Output exactly the lines from the line containing "Output the Python" through the line containing "import seaborn as sns", inclusive, and omit any pictures.

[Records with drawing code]
^^^^^^^^

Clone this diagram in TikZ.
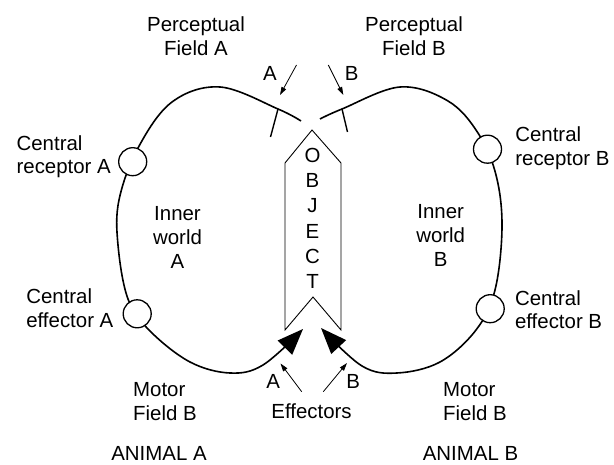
\documentclass[tikz,border=0pt]{standalone}
\usepackage{fontspec}
\setmainfont{Liberation Sans}
\usetikzlibrary{arrows.meta,positioning}

\begin{document}
\begin{tikzpicture}[x=1bp,y=-1bp,font=\fontsize{20.5}{24}\selectfont,node distance=8bp,
  organ/.style={circle,draw,line width=1.3bp,fill=white,minimum size=28bp,inner sep=0pt},
  txt/.style={inner sep=0pt,align=center},
  ltxt/.style={inner sep=0pt,align=left},
  fieldarrow/.style={line width=0.8bp,-{Triangle[length=8bp,width=5bp]}},
  body/.style={line width=1.6bp,line join=round}]
\useasboundingbox (0,0) rectangle (614,465);

% outline of animal A
\draw[body,-{Triangle[length=26bp,width=20bp]}] plot[smooth,tension=0.6] coordinates {
  (301,121) (278,109) (220,87) (172,102) (138,148) (119,200) (118,245)
  (128,299) (150,331) (190,362) (230,373) (263,365) (303,329)};
% outline of animal B
\draw[body,-{Triangle[length=26bp,width=20bp]}] plot[smooth,tension=0.6] coordinates {
  (320,119) (342,109) (400,87) (448,101) (478,133) (496,175) (502,227)
  (495,290) (476,330) (440,362) (397,373) (362,366) (321,328)};

% receptors on the field borders
\coordinate (tickA) at (278,109);
\coordinate (tickB) at (342,109);
\draw[line width=1.4bp] (tickA) -- (270.5,137);
\draw[line width=1.4bp] (tickB) -- (347.5,132);

% the object
\draw[line width=0.9bp,fill=white] (312,130) -- (341,163) -- (341,330) -- (313,297)
  -- (285,330) -- (285,163) -- cycle;
\node[txt,font=\fontsize{20.5}{25.4}\selectfont] (obj) at (312.5,218.5) {O\\B\\J\\E\\C\\T};

% central organs
\node[organ] (recA) at (132.7,161.7) {};
\node[organ] (effA) at (137.2,313.8) {};
\node[organ] (recB) at (487.5,149.2) {};
\node[organ] (effB) at (490.2,308.7) {};
\node[ltxt,left=7bp of recA,yshift=5bp] {Central\\receptor A};
\node[ltxt,left=9bp of effA,yshift=5.5bp] {Central\\effector A};
\node[ltxt,right=13bp of recB,yshift=1bp] {Central\\receptor B};
\node[ltxt,right=10bp of effB,yshift=-1bp] {Central\\effector B};

\node[txt] (inA) at (177.5,237.5) {Inner\\world\\A};
\node[txt] (inB) at (440.7,235.5) {Inner\\world\\B};

% perceptual fields
\node[txt] (pfA) at (196,36.5) {Perceptual\\Field A};
\node[txt] (pfB) at (414,36.5) {Perceptual\\Field B};
\coordinate (pA0) at (296.5,65);
\coordinate (pA1) at (280,95);
\coordinate (pB0) at (328.3,65);
\coordinate (pB1) at (343.3,95);
\draw[fieldarrow] (pA0) -- (pA1);
\draw[fieldarrow] (pB0) -- (pB1);
\node[txt] (la) at (270,73.3) {A};
\node[txt] (lb) at (351.7,73.3) {B};

% effectors
\node[txt] (eff) at (311.5,411.5) {Effectors};
\coordinate (eA0) at (301.7,391.7);
\coordinate (eA1) at (280.5,363.5);
\coordinate (eB0) at (323.3,391.7);
\coordinate (eB1) at (347,363);
\draw[fieldarrow] (eA0) -- (eA1);
\draw[fieldarrow] (eB0) -- (eB1);
\node[txt] (ea) at (273.3,381.7) {A};
\node[txt] (eb) at (353.3,381.7) {B};

% motor fields and names
\node[ltxt,anchor=west] (mfA) at (133,402) {Motor\\Field B};
\node[ltxt,anchor=west] (mfB) at (443,402) {Motor\\Field B};
\node[txt] (anA) at (159,453) {ANIMAL A};
\node[txt] (anB) at (470.5,453) {ANIMAL B};
\end{tikzpicture}
\end{document}
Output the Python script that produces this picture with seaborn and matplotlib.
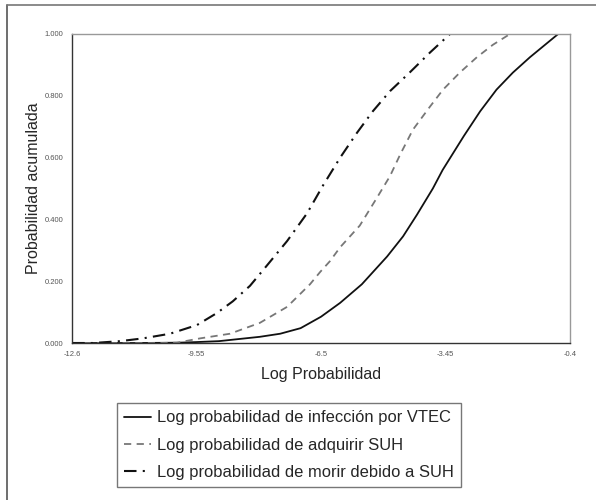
import matplotlib
matplotlib.use("Agg")
import matplotlib.pyplot as plt
from matplotlib.lines import Line2D
import numpy as np
import pandas as pd
import seaborn as sns

# Cumulative probability curves
vtec_x = [-12.6, -11.0, -10.0, -9.55, -9.0, -8.0, -7.5, -7.0, -6.5, -6.03, -5.5,
          -4.88, -4.49, -4.15, -3.76, -3.52, -3.0, -2.6, -2.2, -1.8, -1.38, -0.69]
vtec_y = [0.0, 0.0, 0.001, 0.003, 0.006, 0.02, 0.03, 0.048, 0.085, 0.13, 0.19,
          0.28, 0.345, 0.415, 0.50, 0.56, 0.67, 0.75, 0.82, 0.875, 0.925, 1.0]

suh_x = [-12.6, -10.5, -10.03, -9.46, -8.73, -8.0, -7.33, -7.0, -6.77, -6.52, -6.28,
         -6.03, -5.55, -5.13, -4.81, -4.56, -4.25, -3.83, -3.51, -3.10, -2.68, -2.29, -1.87]
suh_y = [0.0, 0.0, 0.001, 0.015, 0.03, 0.065, 0.117, 0.16, 0.19, 0.23, 0.265,
         0.31, 0.38, 0.47, 0.54, 0.61, 0.69, 0.765, 0.82, 0.875, 0.925, 0.965, 1.0]

morir_x = [-12.6, -12.08, -11.42, -10.86, -10.2, -9.54, -9.05, -8.66, -8.24, -7.83,
           -7.33, -6.84, -6.45, -6.03, -5.62, -5.23, -4.81, -4.33, -3.83, -3.34]
morir_y = [0.0, 0.0, 0.006, 0.015, 0.03, 0.058, 0.097, 0.135, 0.185, 0.25,
           0.33, 0.42, 0.51, 0.60, 0.68, 0.75, 0.815, 0.875, 0.94, 1.0]

labels = ["Log probabilidad de infección por VTEC",
          "Log probabilidad de adquirir SUH",
          "Log probabilidad de morir debido a SUH"]
x_ticks = [-12.6, -9.55, -6.5, -3.45, -0.4]
y_ticks = [0.0, 0.2, 0.4, 0.6, 0.8, 1.0]

sns.set_style("white")
plt.rcParams["font.family"] = ["Liberation Sans", "DejaVu Sans"]

fig = plt.figure(figsize=(5.96, 5.0), dpi=100)
ax = fig.add_axes([72 / 596, 1 - 343 / 500, (570 - 72) / 596, (343 - 34) / 500])

styles = [
    dict(color="#111111", linestyle="-", lw=1.3),
    dict(color="#777777", linestyle=(0, (4, 3)), lw=1.3),
    dict(color="#111111", linestyle=(0, (6, 3, 1, 3)), lw=1.5),
]
series = [(vtec_x, vtec_y), (suh_x, suh_y), (morir_x, morir_y)]
for (xs, ys), st, lab in zip(series, styles, labels):
    df = pd.DataFrame({"x": xs, "y": ys})
    sns.lineplot(data=df, x="x", y="y", ax=ax, label=lab, **st)

ax.set_xlim(-12.6, -0.4)
ax.set_ylim(0, 1)
ax.set_xticks(x_ticks)
ax.set_xticklabels([f"{v:g}" for v in x_ticks])
ax.set_yticks(y_ticks)
ax.set_yticklabels([f"{v:.3f}" for v in y_ticks])
ax.tick_params(axis="both", direction="out", length=5, width=1, color="#444444",
               labelsize=5.5, labelcolor="#555555", pad=1)
ax.set_xlabel("Log Probabilidad", fontsize=11.5, labelpad=6)
ax.set_ylabel("Probabilidad acumulada", fontsize=11.5, labelpad=3)
for side in ["left", "bottom"]:
    ax.spines[side].set_color("#333333")
    ax.spines[side].set_linewidth(1.0)
for side in ["top", "right"]:
    ax.spines[side].set_color("#999999")
    ax.spines[side].set_linewidth(1.0)

handles, labs = ax.get_legend_handles_labels()
ax.get_legend().remove()
leg = fig.legend(handles, labs, loc="upper left",
                 bbox_to_anchor=(117 / 596, 1 - 403 / 500), fontsize=11.9,
                 frameon=True, fancybox=False, handlelength=1.6,
                 handletextpad=0.35, labelspacing=0.74, borderpad=0.45,
                 borderaxespad=0, edgecolor="#555555")
leg.get_frame().set_linewidth(1.0)

# outer frame (top and left only)
fig.add_artist(Line2D([7 / 596, 7 / 596], [0, 1 - 5 / 500], transform=fig.transFigure,
                      color="#555555", lw=1.2))
fig.add_artist(Line2D([7 / 596, 1], [1 - 5 / 500, 1 - 5 / 500], transform=fig.transFigure,
                      color="#777777", lw=1.2))

fig.savefig("out.png", dpi=100)
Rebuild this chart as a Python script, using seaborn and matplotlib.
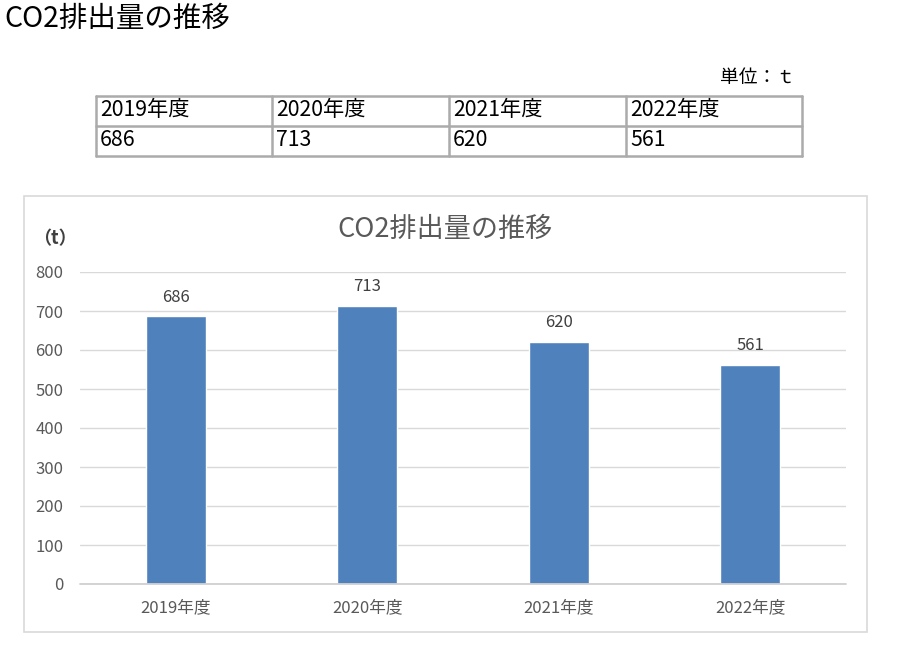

^^^^^^^^

* CORRECT OUTPUT:
Output the Python script that produces this picture with seaborn and matplotlib.
import matplotlib
matplotlib.use("Agg")
import matplotlib.pyplot as plt
from matplotlib.lines import Line2D
import numpy as np
import pandas as pd
import seaborn as sns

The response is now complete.